Boston Scientific buys U-M startup Securus for $40M to add to heart imaging lineup
Medical device giant Boston Scientific has acquired Securus Medical Group, a startup with FDA-cleared technology that measures and images temperature in the body during heart rhythm procedures.
Marlborough, MA-based Boston Scientific (NYSE: BSX) said Tuesday that it paid $40 million up front for the stake in Securus that it did not already own. Securus, which is based in Cleveland, OH, and maintains a research site in Beverly, MA, could gain up to $10 million more, pegged to unspecified regulatory and commercialization milestones.
Securus developed its InfraRed Thermographic System, which was first cleared by the FDA in 2016 for use in cardiac ablation, a procedure that destroys the heart tissue involved in triggering an abnormal heart rhythm. The procedure either heats or cools the targeted heart tissue. Surgeons monitor the heart’s temperature throughout the procedure to avoid injuring the patient. That is done by monitoring the temperature of the esophagus, which is located behind the part of the heart undergoing ablation.
In its submission to the FDA, Securus compared its device to an esophageal temperature monitoring system already cleared by the FDA and marketed by Italian company FIAB. Like the FIAB device, the Securus system monitors the temperature of the esophagus. But the Securus device has two sensors, one for temperature and another that creates a visual image of the temperature, according to FDA documents. Visualization of temperature and display of peak temperatures are additional features of Securus’s device, the documents state. Data from both sensors are displayed on a monitor for the surgeon to see.

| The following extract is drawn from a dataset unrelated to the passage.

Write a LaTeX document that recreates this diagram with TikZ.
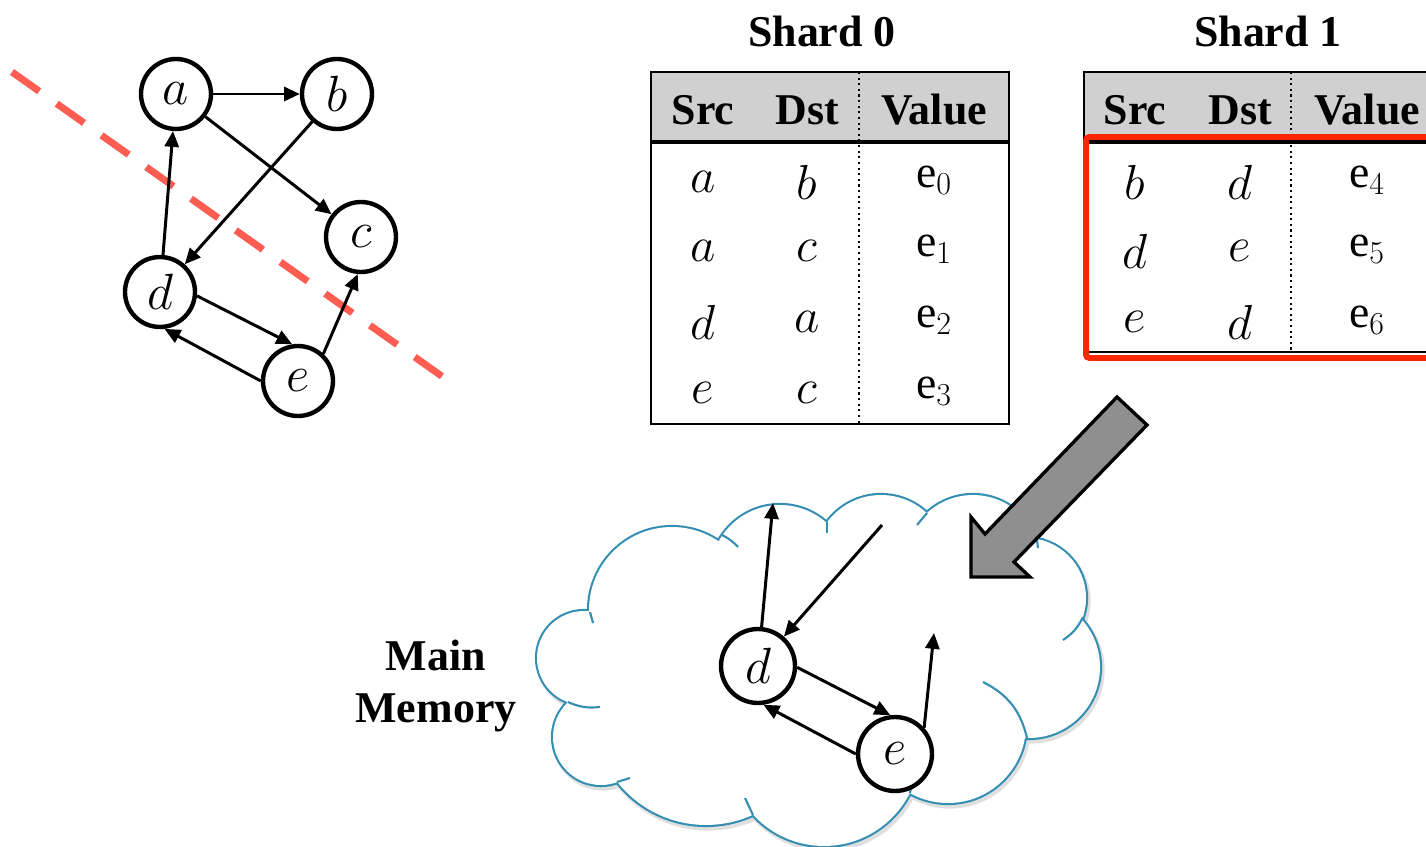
\RequirePackage{fix-cm}
\documentclass[tikz,border=0pt]{standalone}
\usepackage{fontspec}
\setmainfont{Liberation Serif}
\usetikzlibrary{arrows.meta}

\definecolor{cutred}{RGB}{255,92,82}
\definecolor{boxred}{RGB}{250,38,0}
\definecolor{cloudblue}{RGB}{52,142,178}
\definecolor{headgray}{RGB}{208,208,208}
\definecolor{blockgray}{RGB}{143,143,143}

% puffs of the memory cloud
\newcommand{\cloudpuffs}{(584,658) circle[radius=0.94cm] (672,610) circle[radius=1.66cm]
  (780,575) circle[radius=1.40cm] (881,562) circle[radius=1.34cm]
  (973,563) circle[radius=1.36cm] (1026,598) circle[radius=1.20cm]
  (1029,667) circle[radius=1.42cm] (948,725) circle[radius=1.56cm]
  (824,750) circle[radius=1.92cm] (706,712) circle[radius=2.26cm]
  (601,737) circle[radius=0.96cm]}

\begin{document}
\begin{tikzpicture}[x=0.02cm, y=-0.02cm,
    vertex/.style={circle, draw, fill=white, line width=2.5pt, minimum size=1.40cm, inner sep=0pt, font=\fontsize{29}{30}\selectfont},
    edge/.style={line width=1.7pt, -{Triangle[length=9pt,width=8pt]}},
    head/.style={font=\fontsize{25}{29.6}\selectfont\bfseries},
    cell/.style={font=\fontsize{28}{30}\selectfont},
    val/.style={font=\fontsize{26}{30}\selectfont},
    rule/.style={line width=1.3pt},
    blockarrow/.style={fill=blockgray, draw=black, line width=1.9pt}]
    \useasboundingbox (0,0) rectangle (1426,847);
    \clip (0,0) rectangle (1426,847);

    % graph with the cut
    \draw[cutred, line width=4pt, dash pattern=on 19pt off 12.2pt] (12,72) -- (450,382);
    \node[vertex] (a) at (176,94) {$a$};
    \node[vertex] (b) at (337,94) {$b$};
    \node[vertex] (c) at (361,237) {$c$};
    \node[vertex] (d) at (160,292) {$d$};
    \node[vertex] (e) at (298,381) {$e$};
    \draw[edge] (a) -- (b);
    \draw[edge] (a) -- (c);
    \draw[edge] (b) -- (d);
    \draw[edge] (d) -- (a);
    \draw[edge] (d.-6) -- (e.99);
    \draw[edge] (e.180) -- (d.-83);
    \draw[edge] (e.47) -- (c.-95);

    % shard 0
    \node[head] (title0) at (822,31) {Shard 0};
    \fill[headgray] (651,72) rectangle (1009,142);
    \draw[rule] (651,72) rectangle (1009,424);
    \draw[line width=2pt] (651,142) -- (1009,142);
    \draw[dotted, line width=1.2pt] (859,72) -- (859,424);
    \node[head] (src0) at (703,110) {Src};
    \node[head] (dst0) at (807,110) {Dst};
    \node[head] (val0) at (934,110) {Value};
    \node[cell] (s0r1a) at (703,182) {$a$};
    \node[cell] (s0r1b) at (807,182) {$b$};
    \node[val] (s0r1c) at (934,180) {e$_0$};
    \node[cell] (s0r2a) at (703,251) {$a$};
    \node[cell] (s0r2b) at (807,251) {$c$};
    \node[val] (s0r2c) at (934,249) {e$_1$};
    \node[cell] (s0r3a) at (703,322) {$d$};
    \node[cell] (s0r3b) at (807,322) {$a$};
    \node[val] (s0r3c) at (934,320) {e$_2$};
    \node[cell] (s0r4a) at (703,393) {$e$};
    \node[cell] (s0r4b) at (807,393) {$c$};
    \node[val] (s0r4c) at (934,391) {e$_3$};

    % shard 1
    \node[head] (title1) at (1268,31) {Shard 1};
    \fill[headgray] (1084,72) rectangle (1440,142);
    \draw[rule] (1440,72) -- (1084,72) -- (1084,352) -- (1440,352);
    \draw[line width=2pt] (1084,142) -- (1440,142);
    \draw[dotted, line width=1.2pt] (1291,72) -- (1291,352);
    \node[head] (src1) at (1135,110) {Src};
    \node[head] (dst1) at (1240,110) {Dst};
    \node[head] (val1) at (1367,110) {Value};
    \node[cell] (s1r1a) at (1135,182) {$b$};
    \node[cell] (s1r1b) at (1240,182) {$d$};
    \node[val] (s1r1c) at (1367,180) {e$_4$};
    \node[cell] (s1r2a) at (1135,251) {$d$};
    \node[cell] (s1r2b) at (1240,251) {$e$};
    \node[val] (s1r2c) at (1367,249) {e$_5$};
    \node[cell] (s1r3a) at (1135,322) {$e$};
    \node[cell] (s1r3b) at (1240,322) {$d$};
    \node[val] (s1r3c) at (1367,320) {e$_6$};
    \draw[boxred, line width=3.4pt, rounded corners=2pt] (1086,137) rectangle (1450,358);

    % main memory cloud
    \draw[gray!25, line width=3pt, shift={(2,3)}] \cloudpuffs;
    \draw[cloudblue, line width=2.4pt] \cloudpuffs;
    \fill[white] \cloudpuffs;
    \fill[white] (820,670) ellipse [x radius=4.3cm, y radius=2.3cm];
    \draw[cloudblue, line width=1.2pt] (590,612) -- (593,623);
    \draw[cloudblue, line width=1.2pt] (722,535) to[bend left=10] (738,547);
    \draw[cloudblue, line width=1.2pt] (827,522) -- (827,533);
    \draw[cloudblue, line width=1.2pt] (927,513) -- (917,525);
    \draw[cloudblue, line width=1.2pt] (1037,540) -- (1038,548);
    \draw[cloudblue, line width=1.2pt] (1083,617) to[bend left=15] (1063,640);
    \draw[cloudblue, line width=1.2pt] (1027,738) to[bend right=25] (983,682);
    \draw[cloudblue, line width=1.2pt] (910,793) -- (913,777);
    \draw[cloudblue, line width=1.2pt] (753,815) -- (745,798);
    \draw[cloudblue, line width=1.2pt] (617,782) -- (630,778);
    \draw[cloudblue, line width=1.2pt] (568,702) to[bend right=15] (600,707);
    \node[head, align=center] (mem) at (436,686) {Main\\Memory};

    % edges of shard 1 in memory
    \node[vertex, minimum size=1.48cm] (d2) at (758,666) {$d$};
    \node[vertex, minimum size=1.48cm] (e2) at (895,754) {$e$};
    \coordinate (d2out) at (773,503);
    \coordinate (d2in) at (882,525);
    \coordinate (e2out) at (934,633);
    \draw[edge] (d2) -- (d2out);
    \draw[edge] (d2in) -- (d2);
    \draw[edge] (d2.-2) -- (e2.97);
    \draw[edge] (e2.180) -- (d2.-82);
    \draw[edge] (e2.42) -- (e2out);

    % loading arrow
    \draw[blockarrow] (971,577) -- (971,517) -- (985,534) -- (1117,397) -- (1147,425) -- (1014,562) -- (1030,577) -- cycle;
\end{tikzpicture}
\end{document}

Securus says that esophageal temperature monitoring systems that are currently available provide measurements at a few fixed locations and respond more slowly to temperature changes. The company claims its system provides clinicians with continuous temperature monitoring and a 360-degree visualization that refreshes every second.
Boston Scientific made its first investment in the startup in 2016, leading a $10 million Series C round of funding. Boston Scientific now plans to add the device to its electrophysiology business, which develops and markets technologies for diagnosing and treating heart rhythm disorders. Electrophysiology is the smallest of Boston Scientific’s seven core business segments, accounting for $278 million of the company’s more than $9 billion in 2017 revenue.
In a prepared statement, Joe Fitzgerald, Boston Scientific’s president of rhythm management, said the medical device giant will integrate the Securus technology with its cardiac mapping system called Rhythmia HDx, which was developed to provide clinicians a visualization of the heart during ablation procedures. Boston Scientific says the Securus technology is expected to become commercially available in the first half of 2019.